# Exercise goal:
Return every line below as is, leaving out the pictures.

# Given material:
* start *

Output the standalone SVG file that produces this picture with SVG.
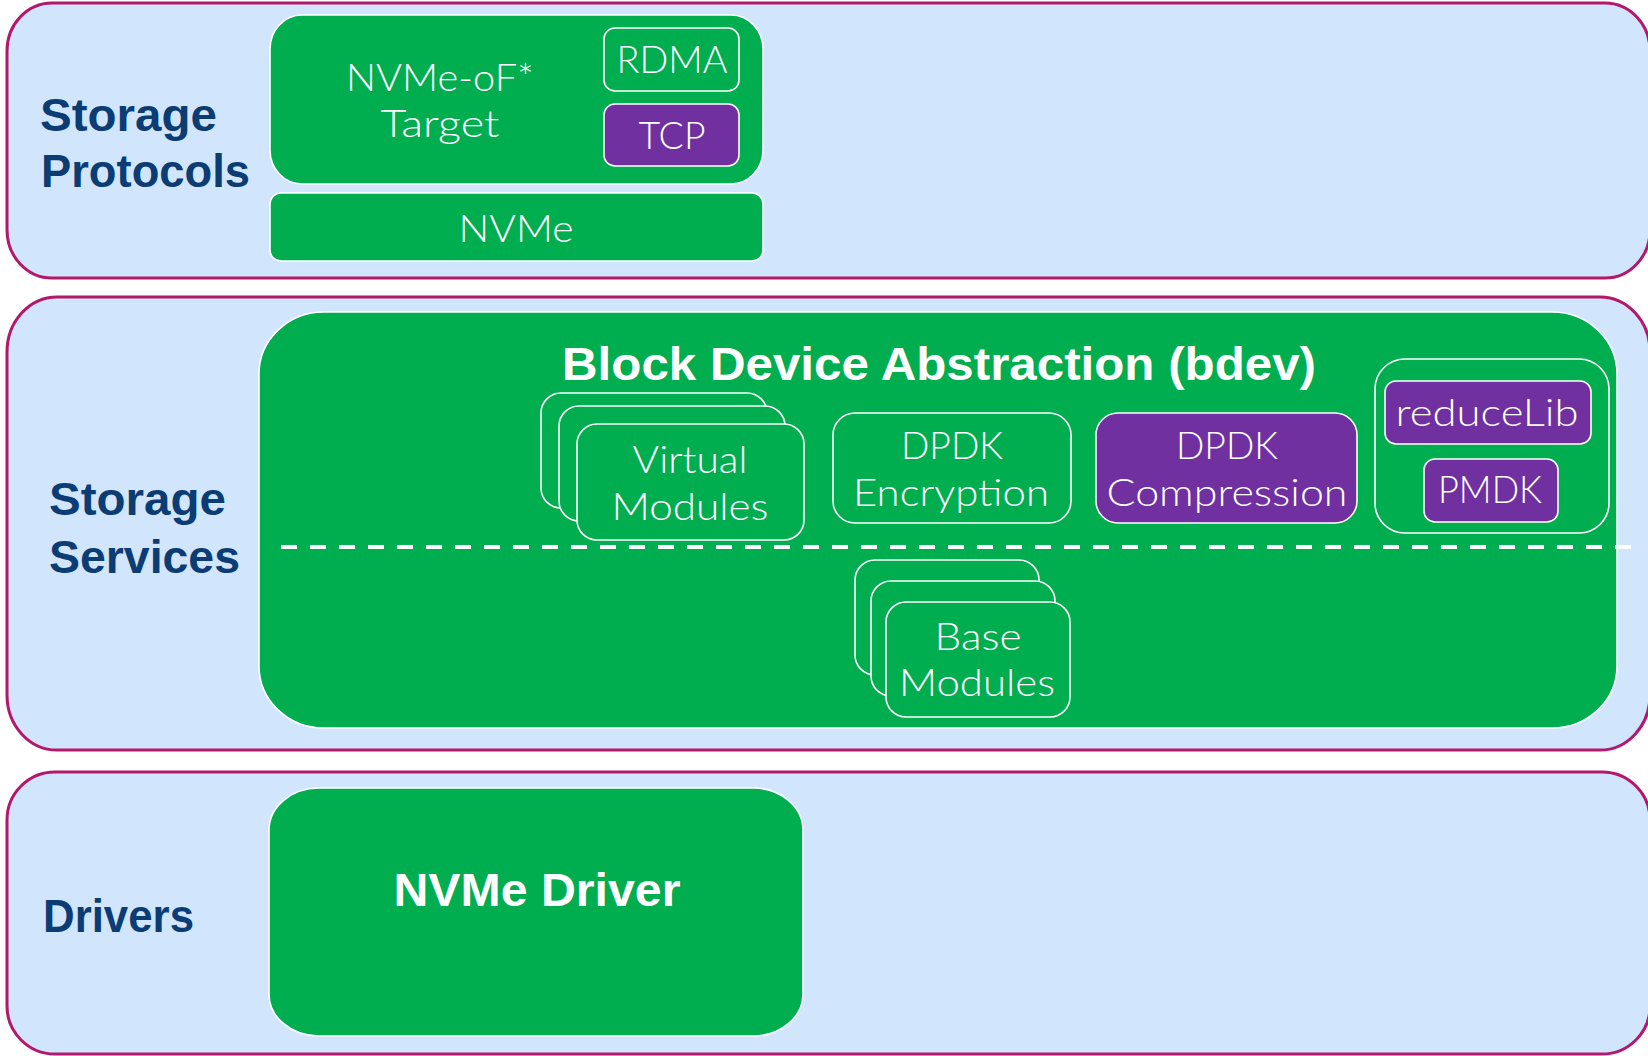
<svg xmlns="http://www.w3.org/2000/svg" width="1648" height="1056" viewBox="0 0 1648 1056">
  <style>
    .band { fill: #D1E6FC; stroke: #B3186C; stroke-width: 3; }
    .g { fill: #00AD4F; stroke: #FFFFFF; stroke-width: 1.6; }
    .p { fill: #7030A0; stroke: #FFFFFF; stroke-width: 1.6; }
    .lbl { font-family: "Liberation Sans", Arial, sans-serif; font-weight: bold; font-size: 46px; fill: #0B3C73; }
    .t { font-family: "Lato", "Liberation Sans", sans-serif; font-weight: 300; font-size: 37px; fill: #FFFFFF; text-anchor: middle; }
    .tb { font-family: "Liberation Sans", Arial, sans-serif; font-weight: bold; font-size: 46px; fill: #FFFFFF; text-anchor: middle; }
    .dash { stroke: #FFFFFF; stroke-width: 4; stroke-dasharray: 16 13; fill: none; }
  </style>

  <!-- Layer bands -->
  <g id="layer-protocols">
    <rect class="band" x="7" y="3" width="1643" height="275" rx="45" ry="48"/>
    <text class="lbl" x="40" y="131" textLength="177" lengthAdjust="spacingAndGlyphs">Storage</text>
    <text class="lbl" x="41" y="187" textLength="209" lengthAdjust="spacingAndGlyphs">Protocols</text>
  </g>
  <g id="layer-services">
    <rect class="band" x="7" y="297" width="1643" height="453" rx="50" ry="55"/>
    <text class="lbl" x="49" y="515" textLength="177" lengthAdjust="spacingAndGlyphs">Storage</text>
    <text class="lbl" x="49" y="573" textLength="191" lengthAdjust="spacingAndGlyphs">Services</text>
  </g>
  <g id="layer-drivers">
    <rect class="band" x="7" y="772" width="1643" height="282" rx="48" ry="48"/>
    <text class="lbl" x="43" y="932" textLength="151" lengthAdjust="spacingAndGlyphs">Drivers</text>
  </g>

  <!-- Storage protocols -->
  <g id="nvmeof-target">
    <rect class="g" x="270" y="15" width="493" height="169" rx="32" ry="34"/>
    <text class="t" x="440" y="91" textLength="188" lengthAdjust="spacingAndGlyphs">NVMe-oF*</text>
    <text class="t" x="440" y="137" textLength="119" lengthAdjust="spacingAndGlyphs">Target</text>
  </g>
  <g id="rdma">
    <rect class="g" x="604" y="28" width="135" height="63" rx="11"/>
    <text class="t" x="672" y="73" textLength="111" lengthAdjust="spacingAndGlyphs">RDMA</text>
  </g>
  <g id="tcp">
    <rect class="p" x="604" y="104" width="135" height="62" rx="11"/>
    <text class="t" x="672" y="149" textLength="67" lengthAdjust="spacingAndGlyphs">TCP</text>
  </g>
  <g id="nvme">
    <rect class="g" x="270" y="193" width="493" height="68" rx="11"/>
    <text class="t" x="516" y="242" textLength="115" lengthAdjust="spacingAndGlyphs">NVMe</text>
  </g>

  <!-- Block device abstraction -->
  <g id="bdev">
    <rect class="g" x="259" y="312" width="1358" height="416" rx="65" ry="62"/>
    <text class="tb" x="939" y="380" textLength="754" lengthAdjust="spacingAndGlyphs">Block Device Abstraction (bdev)</text>
  </g>

  <g id="connectors">
    <line class="dash" x1="281" y1="547" x2="1638" y2="547"/>
  </g>

  <g id="virtual-modules">
    <rect class="g" x="541" y="393" width="226" height="115" rx="20"/>
    <rect class="g" x="559" y="406" width="226" height="115" rx="20"/>
    <rect class="g" x="577" y="424" width="227" height="116" rx="20"/>
    <text class="t" x="690" y="473" textLength="115" lengthAdjust="spacingAndGlyphs">Virtual</text>
    <text class="t" x="690" y="520" textLength="157" lengthAdjust="spacingAndGlyphs">Modules</text>
  </g>
  <g id="dpdk-encryption">
    <rect class="g" x="833" y="413" width="238" height="110" rx="22"/>
    <text class="t" x="952" y="459" textLength="102" lengthAdjust="spacingAndGlyphs">DPDK</text>
    <text class="t" x="951" y="506" textLength="196" lengthAdjust="spacingAndGlyphs">Encryption</text>
  </g>
  <g id="dpdk-compression">
    <rect class="p" x="1096" y="413" width="261" height="110" rx="22"/>
    <text class="t" x="1227" y="459" textLength="102" lengthAdjust="spacingAndGlyphs">DPDK</text>
    <text class="t" x="1227" y="506" textLength="241" lengthAdjust="spacingAndGlyphs">Compression</text>
  </g>
  <g id="reduce-group">
    <rect class="g" x="1375" y="359" width="234" height="174" rx="30"/>
  </g>
  <g id="reducelib">
    <rect class="p" x="1385" y="381" width="206" height="63" rx="11"/>
    <text class="t" x="1487" y="426" textLength="183" lengthAdjust="spacingAndGlyphs">reduceLib</text>
  </g>
  <g id="pmdk">
    <rect class="p" x="1424" y="459" width="134" height="63" rx="11"/>
    <text class="t" x="1490" y="503" textLength="104" lengthAdjust="spacingAndGlyphs">PMDK</text>
  </g>
  <g id="base-modules">
    <rect class="g" x="855" y="560" width="184" height="115" rx="20"/>
    <rect class="g" x="871" y="581" width="184" height="115" rx="20"/>
    <rect class="g" x="886" y="602" width="184" height="115" rx="20"/>
    <text class="t" x="978" y="650" textLength="87" lengthAdjust="spacingAndGlyphs">Base</text>
    <text class="t" x="977" y="696" textLength="156" lengthAdjust="spacingAndGlyphs">Modules</text>
  </g>

  <!-- Drivers -->
  <g id="nvme-driver">
    <rect class="g" x="269" y="788" width="534" height="248" rx="50" ry="42"/>
    <text class="tb" x="537" y="906" textLength="287" lengthAdjust="spacingAndGlyphs">NVMe Driver</text>
  </g>
</svg>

* end *

# Exercise answer:
Output the standalone SVG file that produces this picture with SVG.
<svg xmlns="http://www.w3.org/2000/svg" width="1648" height="1056" viewBox="0 0 1648 1056">
  <style>
    .band { fill: #D1E6FC; stroke: #B3186C; stroke-width: 3; }
    .g { fill: #00AD4F; stroke: #FFFFFF; stroke-width: 1.6; }
    .p { fill: #7030A0; stroke: #FFFFFF; stroke-width: 1.6; }
    .lbl { font-family: "Liberation Sans", Arial, sans-serif; font-weight: bold; font-size: 46px; fill: #0B3C73; }
    .t { font-family: "Lato", "Liberation Sans", sans-serif; font-weight: 300; font-size: 37px; fill: #FFFFFF; text-anchor: middle; }
    .tb { font-family: "Liberation Sans", Arial, sans-serif; font-weight: bold; font-size: 46px; fill: #FFFFFF; text-anchor: middle; }
    .dash { stroke: #FFFFFF; stroke-width: 4; stroke-dasharray: 16 13; fill: none; }
  </style>

  <!-- Layer bands -->
  <g id="layer-protocols">
    <rect class="band" x="7" y="3" width="1643" height="275" rx="45" ry="48"/>
    <text class="lbl" x="40" y="131" textLength="177" lengthAdjust="spacingAndGlyphs">Storage</text>
    <text class="lbl" x="41" y="187" textLength="209" lengthAdjust="spacingAndGlyphs">Protocols</text>
  </g>
  <g id="layer-services">
    <rect class="band" x="7" y="297" width="1643" height="453" rx="50" ry="55"/>
    <text class="lbl" x="49" y="515" textLength="177" lengthAdjust="spacingAndGlyphs">Storage</text>
    <text class="lbl" x="49" y="573" textLength="191" lengthAdjust="spacingAndGlyphs">Services</text>
  </g>
  <g id="layer-drivers">
    <rect class="band" x="7" y="772" width="1643" height="282" rx="48" ry="48"/>
    <text class="lbl" x="43" y="932" textLength="151" lengthAdjust="spacingAndGlyphs">Drivers</text>
  </g>

  <!-- Storage protocols -->
  <g id="nvmeof-target">
    <rect class="g" x="270" y="15" width="493" height="169" rx="32" ry="34"/>
    <text class="t" x="440" y="91" textLength="188" lengthAdjust="spacingAndGlyphs">NVMe-oF*</text>
    <text class="t" x="440" y="137" textLength="119" lengthAdjust="spacingAndGlyphs">Target</text>
  </g>
  <g id="rdma">
    <rect class="g" x="604" y="28" width="135" height="63" rx="11"/>
    <text class="t" x="672" y="73" textLength="111" lengthAdjust="spacingAndGlyphs">RDMA</text>
  </g>
  <g id="tcp">
    <rect class="p" x="604" y="104" width="135" height="62" rx="11"/>
    <text class="t" x="672" y="149" textLength="67" lengthAdjust="spacingAndGlyphs">TCP</text>
  </g>
  <g id="nvme">
    <rect class="g" x="270" y="193" width="493" height="68" rx="11"/>
    <text class="t" x="516" y="242" textLength="115" lengthAdjust="spacingAndGlyphs">NVMe</text>
  </g>

  <!-- Block device abstraction -->
  <g id="bdev">
    <rect class="g" x="259" y="312" width="1358" height="416" rx="65" ry="62"/>
    <text class="tb" x="939" y="380" textLength="754" lengthAdjust="spacingAndGlyphs">Block Device Abstraction (bdev)</text>
  </g>

  <g id="connectors">
    <line class="dash" x1="281" y1="547" x2="1638" y2="547"/>
  </g>

  <g id="virtual-modules">
    <rect class="g" x="541" y="393" width="226" height="115" rx="20"/>
    <rect class="g" x="559" y="406" width="226" height="115" rx="20"/>
    <rect class="g" x="577" y="424" width="227" height="116" rx="20"/>
    <text class="t" x="690" y="473" textLength="115" lengthAdjust="spacingAndGlyphs">Virtual</text>
    <text class="t" x="690" y="520" textLength="157" lengthAdjust="spacingAndGlyphs">Modules</text>
  </g>
  <g id="dpdk-encryption">
    <rect class="g" x="833" y="413" width="238" height="110" rx="22"/>
    <text class="t" x="952" y="459" textLength="102" lengthAdjust="spacingAndGlyphs">DPDK</text>
    <text class="t" x="951" y="506" textLength="196" lengthAdjust="spacingAndGlyphs">Encryption</text>
  </g>
  <g id="dpdk-compression">
    <rect class="p" x="1096" y="413" width="261" height="110" rx="22"/>
    <text class="t" x="1227" y="459" textLength="102" lengthAdjust="spacingAndGlyphs">DPDK</text>
    <text class="t" x="1227" y="506" textLength="241" lengthAdjust="spacingAndGlyphs">Compression</text>
  </g>
  <g id="reduce-group">
    <rect class="g" x="1375" y="359" width="234" height="174" rx="30"/>
  </g>
  <g id="reducelib">
    <rect class="p" x="1385" y="381" width="206" height="63" rx="11"/>
    <text class="t" x="1487" y="426" textLength="183" lengthAdjust="spacingAndGlyphs">reduceLib</text>
  </g>
  <g id="pmdk">
    <rect class="p" x="1424" y="459" width="134" height="63" rx="11"/>
    <text class="t" x="1490" y="503" textLength="104" lengthAdjust="spacingAndGlyphs">PMDK</text>
  </g>
  <g id="base-modules">
    <rect class="g" x="855" y="560" width="184" height="115" rx="20"/>
    <rect class="g" x="871" y="581" width="184" height="115" rx="20"/>
    <rect class="g" x="886" y="602" width="184" height="115" rx="20"/>
    <text class="t" x="978" y="650" textLength="87" lengthAdjust="spacingAndGlyphs">Base</text>
    <text class="t" x="977" y="696" textLength="156" lengthAdjust="spacingAndGlyphs">Modules</text>
  </g>

  <!-- Drivers -->
  <g id="nvme-driver">
    <rect class="g" x="269" y="788" width="534" height="248" rx="50" ry="42"/>
    <text class="tb" x="537" y="906" textLength="287" lengthAdjust="spacingAndGlyphs">NVMe Driver</text>
  </g>
</svg>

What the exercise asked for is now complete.